In our talk, we showcased common trends we’re witnessing with our customers that indicate a growing incidental complexity around incorporating AI into business applications and the consequent need for MLOps (the operation and management of ML throughout its production lifecycle). We discussed issues primarily around managing models, ML training and ML prediction applications in production environments. Specifically, we observed customers requiring the monitoring of their models’ scoring effectiveness and the impacts on business decisions, requirements around auditing and diagnosis that require fine-grained governance metadata, and collaboration amongst data scientists, IT operations and stakeholders who are responsible for ML-driven projects.
We demonstrated an Edge/Cloud scenario that involves training an ML model in a Spark cluster hosted in a cloud and several simulated edge devices that periodically receive a newly-trained model and infer on them with data local to that edge device.

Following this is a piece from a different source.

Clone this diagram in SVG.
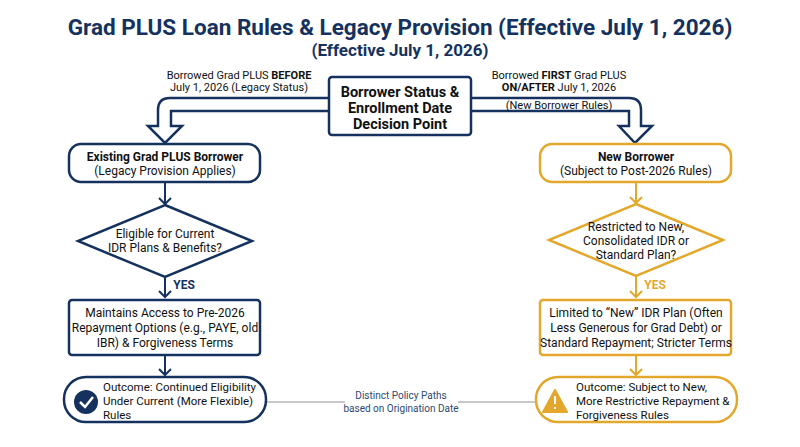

The issues highlighted include –
- Representation and control of the ML application from cloud to edge nodes with a single dashboard
- Packaging and deploying custom ML applications for training or scoring at each of the nodes
- Monitoring the progress of and quality of the ML training and scoring at each of the nodes
- Capturing a trace of the operations involved in a model being trained and inferred on over a period of time and diagnosing issues offline
With our ION technology, we built a graph-like structure that captures the network spanning the cloud-based Spark cluster and each edge device running a standalone Spark stack. Each node in this graph encapsulates the ML task, operational policies like human approval, schedule for execution, and resource requirements for the instance of the ML pipeline. On deploying this graph, which we refer to “launching an ION”, the cloud-based Spark cluster begins training the model and the ION’s mechanisms ensure model distribution, monitoring, governance, and timeline captures that we demonstrated in our talk.